The White House, Republican leaders of the U.S. House and Senate, and the chairs of the House and Senate tax-writing committees have released a “unified framework” for tax reform.
At a speech in Indianapolis on 27 September, President Trump presented the “unified framework” for tax reform which has been officially released by the White House. The framework provides an overview that the Trump Administration and Congress will use as they “work together to produce tax reform”. The speech repeated broad policy statements such as the goal of making US businesses the most competitive in the world, introducing massive tax cuts, and effecting massive tax reform and simplification.
However, the proposal lacks significant elements of detail to allow a true assessment of its impact, along with detail as to how the tax reform will be funded and, consequently, the likelihood of its implementation.
Business taxation proposals
The main proposals relating to business taxation were:
The framework proposal to reduce US federal corporate tax rates to 20% is consistent with the Republican’s House Blueprint for tax reform (A Better Way Forward on Tax Reform) released in 2016. However it marks a move away from the 15% corporate tax rate announced by Treasury Secretary Steven Mnuchin and National Economic Council Director Gary Cohn in April this year.
The limitation of corporate tax deductions for interest expense was also recommended by the Republican Blueprint, although the framework refers only to a partial limitation, with the specific provisions as yet unclear.
Notwithstanding the proposal was light on detail, it is clear that the Administration is reaffirming its commitment to a dramatic US corporate tax rate cut.
Funding tax reform
The framework document does not provide details as to how the tax reform will be funded, nor the cost of it. Instead, it notes that “it will deliver a fiscally responsible tax reform by broadening the tax base, closing loopholes and growing the economy”. However, reaction from some sources was that the principles could result in an increase in the US federal budget deficit of several trillion dollars over a 10 year period, and as a consequence would not be acceptable to many members of Congress, and could prevent the change from being permanent under congressional budget rules. Furthermore, the proposal for the Border Adjustment Tax (BAT), a key revenue-raising measure originally proposed by the Republican Blueprint, was subsequently abandoned in July. As confirmed by its absence from today’s announcement, it will not be introduced in any form and other sources of income will be needed to fund the tax reform.

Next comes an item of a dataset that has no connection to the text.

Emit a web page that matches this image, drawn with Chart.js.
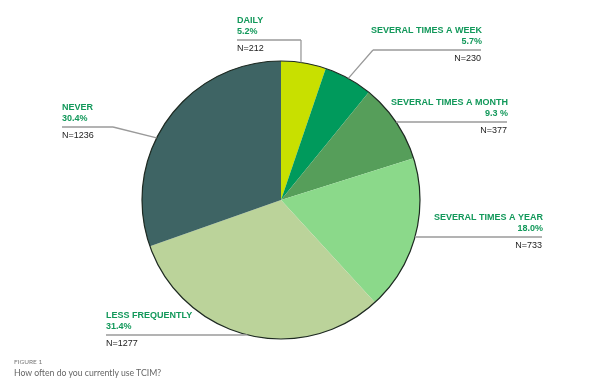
<!DOCTYPE html>
<html>
<head>
<meta charset="utf-8">
<script src="https://cdn.jsdelivr.net/npm/chart.js@4/dist/chart.umd.min.js"></script>
<style>
  body { margin: 0; background: #fff; }
  #wrap { position: relative; width: 600px; height: 389px; }
  .cap { position: absolute; left: 14px; font-family: Lato, "Open Sans", sans-serif; color: #777; white-space: nowrap; }
</style>
</head>
<body>
<div id="wrap">
  <canvas id="grafico" width="600" height="389"></canvas>
  <div class="cap" style="top:358px;font-size:6.5px;">FIGURE 1</div>
  <div class="cap" style="top:367px;font-size:8.7px;color:#666;">How often do you currently use TCIM?</div>
</div>
<script>
const categories = ["DAILY", "SEVERAL TIMES A WEEK", "SEVERAL TIMES A MONTH", "SEVERAL TIMES A YEAR", "LESS FREQUENTLY", "NEVER"];
const responses = [212, 230, 377, 733, 1277, 1236];
const percents = ["5.2%", "5.7%", "9.3 %", "18.0%", "31.4%", "30.4%"];
const colors = ["#c8e000", "#009a5c", "#569e5a", "#8bd98a", "#bbd39a", "#3e6464"];

// where each callout sits (underline y, underline x range, text side, anchor on the slice)
const callouts = [
  { y: 40, x1: 237, x2: 301, align: "left", frac: 0.44 },
  { y: 50, x1: 373, x2: 481, align: "right", frac: 0.5 },
  { y: 122, x1: 397, x2: 507, align: "right", frac: 0.5 },
  { y: 237, x1: 416, x2: 542, align: "right", frac: 0.5 },
  { y: 335, x1: 106, x2: 243, align: "left", frac: 0.5 },
  { y: 127, x1: 62, x2: 113, align: "left", frac: 0.42 },
];

const calloutPlugin = {
  id: "callouts",
  afterDatasetsDraw(chart) {
    const ctx = chart.ctx;
    const arcs = chart.getDatasetMeta(0).data;
    const first = arcs[0];

    // outer outline of the pie
    ctx.save();
    ctx.beginPath();
    ctx.arc(first.x, first.y, first.outerRadius, 0, Math.PI * 2);
    ctx.strokeStyle = "#1e2a22";
    ctx.lineWidth = 1.2;
    ctx.stroke();

    arcs.forEach((arc, i) => {
      const c = callouts[i];
      const ang = arc.startAngle + (arc.endAngle - arc.startAngle) * c.frac;
      const ax = arc.x + Math.cos(ang) * arc.outerRadius;
      const ay = arc.y + Math.sin(ang) * arc.outerRadius;
      const near = Math.abs(c.x1 - ax) < Math.abs(c.x2 - ax) ? c.x1 : c.x2;

      ctx.beginPath();
      ctx.moveTo(c.x1, c.y);
      ctx.lineTo(c.x2, c.y);
      ctx.moveTo(near, c.y);
      ctx.lineTo(ax, ay);
      ctx.strokeStyle = "#9a9a9a";
      ctx.lineWidth = 1.3;
      ctx.stroke();

      const tx = c.align === "left" ? c.x1 : c.x2 + 1;
      ctx.textAlign = c.align;
      ctx.textBaseline = "middle";
      ctx.fillStyle = "#12985a";
      ctx.font = "bold 9px 'Liberation Sans', Arial, sans-serif";
      ctx.fillText(categories[i], tx, c.y - 19);
      ctx.fillText(percents[i], tx, c.y - 8);
      ctx.fillStyle = "#222";
      ctx.font = "9px 'Liberation Sans', Arial, sans-serif";
      ctx.fillText("N=" + responses[i], c.align === "left" ? c.x1 : c.x2, c.y + 9);
    });
    ctx.restore();
  },
};

const config = {
  type: "pie",
  data: {
    labels: categories,
    datasets: [
      {
        data: responses,
        backgroundColor: colors,
        borderWidth: 0,
      },
    ],
  },
  options: {
    responsive: false,
    animation: false,
    layout: { padding: { left: 142, right: 180, top: 61, bottom: 50 } },
    plugins: {
      legend: { display: false },
      tooltip: { enabled: false },
    },
  },
  plugins: [calloutPlugin],
};

new Chart(document.getElementById("grafico"), config);
</script>
</body>
</html>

It is clear that bi-partisan support in both Houses will be a key factor in developing a set of legislative proposals which ultimately come to pass. As such, the timing of the legislative process and intended effective dates are unknown. The Administration appears hopeful that the legislation can be developed and enacted this year but given the complexity of the US legislative process, that would appear to be most ambitious, if not very unlikely.
Impact for Ireland
What ultimately emerges and what it might mean to Ireland is difficult to say. The framework proposal to reduce US federal corporate tax to 20% will, if implemented, undoubtedly reduce the delta between the US rate and Ireland’s corporate tax rate of 12.5%. However, adding State Taxes of circa 5%, would mean a US rate of double the Irish rate – so still a compelling difference between the two.
The framework includes a measure aimed at preventing companies from shifting profits to low-tax jurisdictions, by taxing at a reduced rate and on a global basis the foreign profits of US multinational corporations. The references to "a reduced rate" and "on a global basis" appear to contemplate a U.S. "top off" tax to ensure that combined U.S. and foreign tax rates imposed on foreign income equal a specified rate. The mechanics of the rule are left to the tax-writing committees, although the chosen language may indicate that any foreign tax rate thresholds are to be applied across all foreign subsidiaries on an aggregate basis. The specific provisions of the proposal remains to be seen, and are likely to be of particular interest to Irish companies. For example, how would this relate to Ireland’s 12.5% rate?
The proposed one-time tax on overseas earnings is unlikely to have a significant impact on the Irish operations of US companies.
It will undoubtedly be very important for companies to assess the implications of what is ultimately agreed, once those proposals become clear. Notwithstanding this, we believe that US corporates will continue to need international operations to service international customers and access talent. We believe that Ireland’s Corporate Tax Regime will continue to remain competitive. That said, US tax reform will also bring into focus the other attributes that Ireland has to offer international investors. They include our work force, long and stable track record of welcoming foreign investment, a pro-business environment and the fact that we are an English-speaking, common law EU member state.
The release of the recent review of Ireland’s corporation tax code, by economist Seamus Coffey (Recommendations for change to Ireland's corporation tax code) acknowledged the potentially wide ranging impact US tax reform could have on the Irish economy. The Irish Government has announced that implementation of the Report’s recommendations will be subject to a public consultation to be launched on Budget Day, 10 October 2017. It will be important for Irish business to ensure its voice is heard in maintaining a competitive corporation tax regime during a period of potentially significant US tax reform.